A woman uses her mobile phone in front of a store with telecom company Cell C branding in Kwandengezi
JOHANNESBURG - Cell C, South Africa’s third-biggest cellular provider, had met its target to reduce debt to R6billion from R17bn in the year to December, following last year’s successful capital restructuring of the business led by Blue Label Telecoms, the company said yesterday.

Blue Label spent R5.5bn for a 45percent stake in Cell C, while Net 1 UEPS Technologies paid R2bn for a 15percent stake in Cell C last year.

Cell C chief executive José dos Santos said yesterday the company was “back in business” after cutting debt via the completion of the recapitalisation programme.

Total subscribers grew 6percent to 16.3million.

“It (subscriber growth) could have been better. You need to understand that, in the first seven months of the year, we were hampered in any expenditure.

“Our cash flows were not there - literally non-existent. Funding was difficult to come by.

“It was difficult to go out there and compete until the restructuring was complete. Now that it is complete, we are back in business,” said Dos Santos.

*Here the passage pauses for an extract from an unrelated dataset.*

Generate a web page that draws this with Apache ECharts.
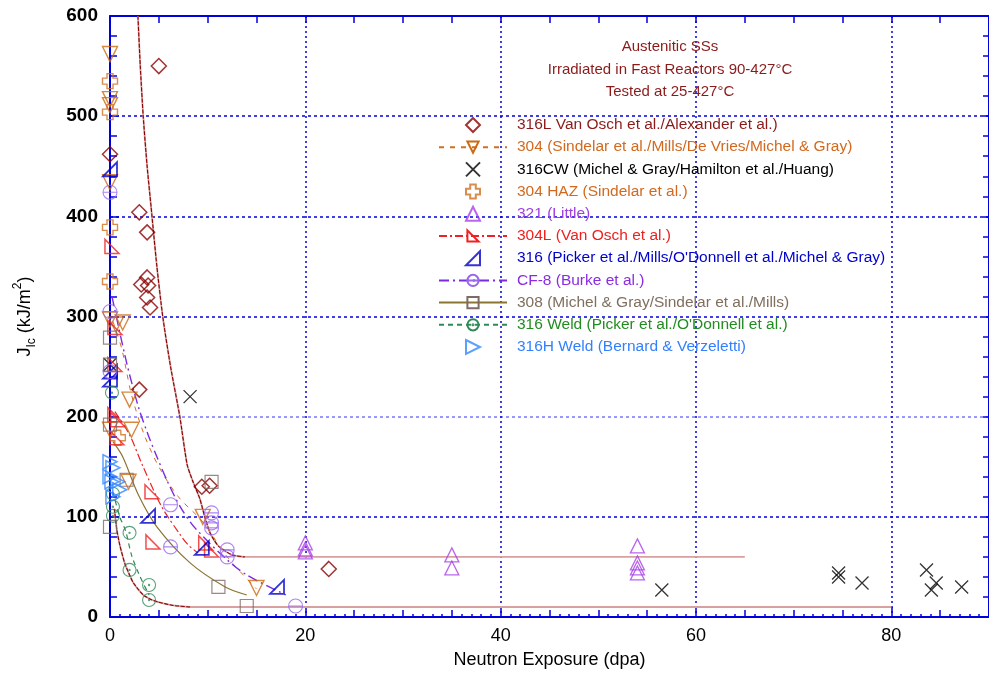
<!DOCTYPE html>
<html><head><meta charset="utf-8">
<script src="https://cdn.jsdelivr.net/npm/echarts@6/dist/echarts.min.js"></script>
<style>html,body{margin:0;padding:0;background:#fff}#c{width:989px;height:678px}</style>
</head><body><div id="c"></div>
<script>
// ---------- text ----------
const titleLines = ['Austenitic SSs', 'Irradiated in Fast Reactors 90-427°C', 'Tested at 25-427°C'];
const xTickLabels = [0, 20, 40, 60, 80];
const yTickLabels = [0, 100, 200, 300, 400, 500, 600];
const names = [
  '316L Van Osch et al./Alexander et al.)',
  '304 (Sindelar et al./Mills/De Vries/Michel & Gray)',
  '316CW (Michel & Gray/Hamilton et al./Huang)',
  '304 HAZ (Sindelar et al.)',
  '321 (Little)',
  '304L (Van Osch et al.)',
  "316 (Picker et al./Mills/O'Donnell et al./Michel & Gray)",
  'CF-8 (Burke et al.)',
  '308 (Michel & Gray/Sindelar et al./Mills)',
  "316 Weld (Picker et al./O'Donnell et al.)",
  '316H Weld (Bernard & Verzeletti)'
];
// ---------- data: [dpa, JIc] ----------
const d316L = [[5.0,550],[0,462],[3.0,404],[3.8,384],[3.2,332],[3.8,339],[3.9,331],[3.8,319],[4.1,309],[3.0,227],[9.4,130],[10.2,131],[22.4,48]];
const d304 = [[0,562],[0,517],[0,511],[0,434],[0,297],[0.6,292],[1.3,294],[0,187],[2.0,217],[2.2,187],[1.9,135],[9.5,100],[15.0,29]];
const d316CW = [[0,252],[8.2,220],[56.5,27],[74.6,44],[74.6,40],[77.0,34],[83.6,47],[84.6,34],[84.1,27],[87.2,30]];
const d304HAZ = [[0,535],[0,504],[0,389],[0,335],[0.8,179]];
const d321 = [[20,74],[20,68],[20,65],[35,62],[35,49],[54,71],[54,54],[54,49],[54,44]];
const d304L = [[0.2,370],[0.5,289],[0.5,252],[0.5,202],[0.8,197],[0.7,179],[4.3,125],[4.4,75],[9.8,74],[10.4,67]];
const d316 = [[0,447],[0,245],[0,237],[3.9,101],[9.4,69],[17.1,30]];
const dCF8 = [[0,424],[0,305],[0,245],[6.2,112],[6.2,70],[10.4,104],[10.4,94],[10.4,89],[12,67],[12,60],[19.0,11]];
const d308 = [[0,279],[0,252],[0,192],[0,90],[1.7,137],[10.4,135],[11.1,30],[14.0,11]];
const d316W = [[0.2,224],[0.3,123],[0.3,110],[0.3,101],[2.0,84],[2.0,47],[4.0,32],[4.0,17]];
const d316HW = [[0,155],[0.3,149],[0,140],[0.8,135],[0.2,135],[1.0,127],[0.3,120]];
// ---------- trend curves ----------
const fitUpper = [[2.86,600],[3.1,550],[3.4,500],[3.8,450],[4.2,410],[4.8,350],[5.4,300],[6.2,250],[7.15,200],[7.9,152],[8.5,135],[9.2,118],[9.7,100],[10.2,85],[10.7,76],[11.2,70],[12.5,62],[13.8,60],[65,60]];
const fitLower = [[0.45,108],[0.7,87],[1.0,72],[1.5,54],[2.0,42],[2.4,34],[3.4,22],[4.2,17.5],[4.9,15],[6.5,11.5],[8.2,10],[80,10]];
const fit304 = [[0.3,295],[1.2,268],[2.2,222],[3.5,182],[5,150],[7,120],[9.5,95],[12,60],[15,28]];
const fit304L = [[0.5,205],[2.0,182],[3.3,152],[5.3,110],[7.2,82],[8.0,72],[9.0,64]];
const fitCF8 = [[0.2,320],[1.7,254],[2.9,210],[3.9,182],[4.8,160],[5.9,135],[7.2,110],[8.7,89],[12,57],[14,42],[18,22]];
const fit308 = [[0.3,175],[1.3,160],[2.9,122],[4.8,90],[8.2,54],[11.8,30],[14,22]];
const fit316W = [[0.3,125],[1.0,100],[1.6,86],[2.2,62],[3,42],[4,22]];

const FONT = 'Liberation Sans, Arial, sans-serif';
const BLUE = '#0000DD';
const SYM = {
  diamond: 'path://M5,0L10,5L5,10L0,5Z',
  tri: 'path://M5,0L10,10L0,10Z',
  invTri: 'path://M0,0L10,0L5,10Z',
  x: 'path://M0,0L10,10M10,0L0,10',
  plus: 'path://M3,0L7,0L7,3L10,3L10,7L7,7L7,10L3,10L3,7L0,7L0,3L3,3Z',
  rtL: 'path://M0,0L0,10L10,10Z',
  rtR: 'path://M10,0L10,10L0,10Z',
  circLine: 'path://M0,5A5,5,0,1,1,10,5A5,5,0,1,1,0,5ZM0,5L10,5',
  circDot: 'path://M0,5A5,5,0,1,1,10,5A5,5,0,1,1,0,5ZM4.5,5A0.5,0.5,0,1,1,5.5,5A0.5,0.5,0,1,1,4.5,5Z',
  triR: 'path://M0,0L10,5L0,10Z',
  rect: 'path://M0,0L10,0L10,10L0,10Z'
};
const cols = {
  s316L:'#8B0000', s304:'#CC6A11', s316CW:'#000000', sHAZ:'#D07020', s321:'#A840E8',
  s304L:'#EE2222', s316:'#0000CC', sCF8:'#9966EE', s308:'#7F6A66', s316W:'#2E8B57', s316HW:'#3388FF'
};
const textCols = ['#8B1A1A','#D2691E','#000000','#D2691E','#A040E0','#EE2020','#0000CC','#8A2BE2','#7F6F5F','#228B22','#3380FF'];

function hollow(c, w) { return {color: 'rgba(255,255,255,0)', borderColor: c, borderWidth: w || 1.3}; }
function scatter(name, data, sym, size, c, w) {
  return {type:'scatter', name, data, symbol: sym, symbolSize: size, itemStyle: hollow(c, w), z: 5, emphasis:{disabled:true}};
}
function trend(name, data, sym, c, lc, type, w) {
  return {type:'line', name, data, symbol: sym, showSymbol:false, smooth:0.3,
    itemStyle: hollow(c, 1.3), lineStyle:{color: lc, type: type, width: w || 1.2}, z: 3, emphasis:{disabled:true}};
}

const series = [
  // fitted envelope curves (not in legend)
  {type:'line', name:'upperFit', data: fitUpper, showSymbol:false, symbol:'none', smooth:0.2, lineStyle:{color:'#D9A0A0', width:1.8}, z:2},
  {type:'line', name:'upperFitDark', data: fitUpper.slice(0, -1), showSymbol:false, symbol:'none', smooth:0.2, lineStyle:{color:'#8B0000', width:1.1, type:[4,1.5]}, z:2},
  {type:'line', name:'lowerFit', data: fitLower, showSymbol:false, symbol:'none', smooth:0.2, lineStyle:{color:'#D9A0A0', width:1.8}, z:2},
  {type:'line', name:'lowerFitDark', data: fitLower.slice(0, -1), showSymbol:false, symbol:'none', smooth:0.2, lineStyle:{color:'#8B0000', width:1.1, type:[4,1.5]}, z:2},
  // series trend lines (legend carriers)
  trend(names[1], fit304, SYM.invTri, cols.s304, '#D07020', [5,6], 1),
  trend(names[5], fit304L, SYM.rtL, cols.s304L, '#EE2222', [8,3,2,3]),
  trend(names[7], fitCF8, SYM.circLine, cols.sCF8, '#7B2BE2', [10,4,2,4], 1.4),
  trend(names[8], fit308, SYM.rect, cols.s308, '#8B7530', 'solid'),
  trend(names[9], fit316W, SYM.circDot, cols.s316W, '#2E8B57', [5,4]),
  // markers
  scatter(names[0], d316L, SYM.diamond, 15, cols.s316L, 1.5),
  scatter('p304', d304, SYM.invTri, 15, cols.s304, 1.4),
  scatter(names[2], d316CW, SYM.x, 13, cols.s316CW, 1.3),
  scatter(names[3], d304HAZ, SYM.plus, 15, cols.sHAZ, 1.4),
  scatter(names[4], d321, SYM.tri, 14, cols.s321, 1.3),
  scatter('p304L', d304L, SYM.rtL, 14, cols.s304L, 1.5),
  scatter(names[6], d316, SYM.rtR, 14, cols.s316, 1.8),
  scatter('pCF8', dCF8, SYM.circLine, 14, cols.sCF8, 1.1),
  scatter('p308', d308, SYM.rect, 13, cols.s308, 1.2),
  scatter('p316W', d316W, SYM.circDot, 13, cols.s316W, 1.1),
  scatter(names[10], d316HW, SYM.triR, 14, cols.s316HW, 1.5)
];

const chart = echarts.init(document.getElementById('c'), null, {renderer:'canvas'});
chart.setOption({
  animation: false,
  backgroundColor: '#fff',
  textStyle: {fontFamily: FONT},
  title: {
    text: titleLines.join('\n'), left: 665, top: 31, textAlign: 'center',
    textStyle: {fontFamily: FONT, fontSize: 15, fontWeight: 'normal', color: '#8B1A1A', lineHeight: 22.5}
  },
  legend: {
    orient: 'vertical', left: 438, top: 117, padding: 0, itemGap: 6.2, itemWidth: 68, itemHeight: 14,
    selectedMode: false,
    textStyle: {fontFamily: FONT, fontSize: 15.5, padding: [0,0,0,5]},
    data: names.map((n, i) => ({name: n, textStyle: {color: textCols[i]}}))
  },
  grid: {left: 110, top: 16, width: 879, height: 601, containLabel: false},
  xAxis: [
    {type:'value', min:0, max:90, interval:20, position:'bottom',
      name:'Neutron Exposure (dpa)', nameLocation:'middle', nameGap:34,
      nameTextStyle:{fontFamily:FONT, fontSize:18, color:'#000'},
      axisLine:{show:true, onZero:false, lineStyle:{color:BLUE, width:2}},
      axisTick:{inside:true, length:10, lineStyle:{color:BLUE, width:1.5}},
      minorTick:{show:true, splitNumber:4, length:7, lineStyle:{color:BLUE, width:1.5}},
      axisLabel:{margin:10, fontFamily:FONT, fontSize:18, color:'#000', showMaxLabel:false,
        formatter: v => xTickLabels.indexOf(v) >= 0 ? String(v) : ''},
      splitLine:{show:true, lineStyle:{color:BLUE, type:[2,3], width:1.5}}},
    {type:'value', min:0, max:90, interval:5, position:'top',
      axisLine:{show:true, onZero:false, lineStyle:{color:BLUE, width:2}},
      axisTick:{inside:true, length:7, lineStyle:{color:BLUE, width:1.5}},
      axisLabel:{show:false}, splitLine:{show:false}},
    {type:'value', min:0, max:90, interval:1, position:'bottom',
      axisLine:{show:false}, axisTick:{inside:true, length:3, lineStyle:{color:BLUE, width:1.5}},
      axisLabel:{show:false}, splitLine:{show:false}}
  ],
  yAxis: [
    {type:'value', min:0, max:600, interval:100, position:'left',
      name:'{a|J}{b|Ic}{a| (kJ/m}{c|2}{a|)}', nameLocation:'middle', nameGap:72,
      nameTextStyle:{color:'#000', rich:{
        a:{fontFamily:FONT, fontSize:18, color:'#000', lineHeight:26, verticalAlign:'middle'},
        b:{fontFamily:FONT, fontSize:12, color:'#000', lineHeight:12, verticalAlign:'bottom'},
        c:{fontFamily:FONT, fontSize:12, color:'#000', lineHeight:12, verticalAlign:'top'}}},
      axisLine:{show:true, onZero:false, lineStyle:{color:BLUE, width:2}},
      axisTick:{inside:true, length:9, lineStyle:{color:BLUE, width:1.5}},
      minorTick:{show:true, splitNumber:5, length:7, lineStyle:{color:BLUE, width:1.5}},
      axisLabel:{margin:12, fontFamily:FONT, fontSize:19, fontWeight:'bold', color:'#000',
        formatter: v => yTickLabels.indexOf(v) >= 0 ? String(v) : ''},
      splitLine:{show:true, lineStyle:{color:[BLUE,BLUE,'#7777FF',BLUE,BLUE,BLUE,BLUE], type:[3,3], width:1.5}}},
    {type:'value', min:0, max:600, interval:20, position:'right',
      axisLine:{show:true, onZero:false, lineStyle:{color:BLUE, width:2}},
      axisTick:{inside:true, length:6, lineStyle:{color:BLUE, width:1.5}},
      axisLabel:{show:false}, splitLine:{show:false}}
  ],
  series: series
});
</script>
</body></html>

Cell C’s mobile virtual network operator (MVNO) strategy and the growth in the wholesale division had also been key contributors to revenue growth, with wholesale revenue increasing 79percent to R717million.

Do Santos said Cell C was reaping the rewards following a decision to get into the MVNO business four years ago.

“We supply services to Mr Price, FNB, Virgin Mobile. We are talking to other financial institutions. Four, five years ago, people said MVNO would never work in South Africa, and we proved them wrong,” he said.

Cell C is the biggest cellular provider in South Africa after Vodacom and MTN. However, Dos Santos said the company was punching above its weight in terms of voice, data and content services.

“If you said: ‘Where are we today in terms of content?’, we are number one in content; no one does what we can do.

“If we say: ‘Where are we in service?’, We provide a far better service than our competitors.

“We are a niche player and a disruptor. If we get 22percent revenue share, we are happy,” said Dos Santos.


Commenting on the results, Brian Neilson, a director at BMI-Techknowledge, said the reduction of the debt was a huge stand-out number and was one of the main goals of the company’s capital restructuring with Blue Label.

“As a result, Cell C is able to invest far more into its business, and we have seen the outflow of that in terms of network capex, as well as investment in new businesses, including Black,” Neilson said.

Cell C said service revenue strengthened 12percent to R13.22bn in the year to December last year on increased data volumes.

Neilson said the growth in data revenues was to be expected, as was the mitigation in this growth rate relative to that of capacity sold as a result of aggressive effective price reductions.

“Telkom and Cell C have been the most aggressive in driving customer churn through promotional offers in recent years, and this looks set to continue,” Neilson said.

Data revenue improved 29percent and data usage increased 90percent year-on-year.

Smartphones on the network increased 21percent year-on-year to 9.2million devices.

Cell C’s current active data customers increased to 12.6million.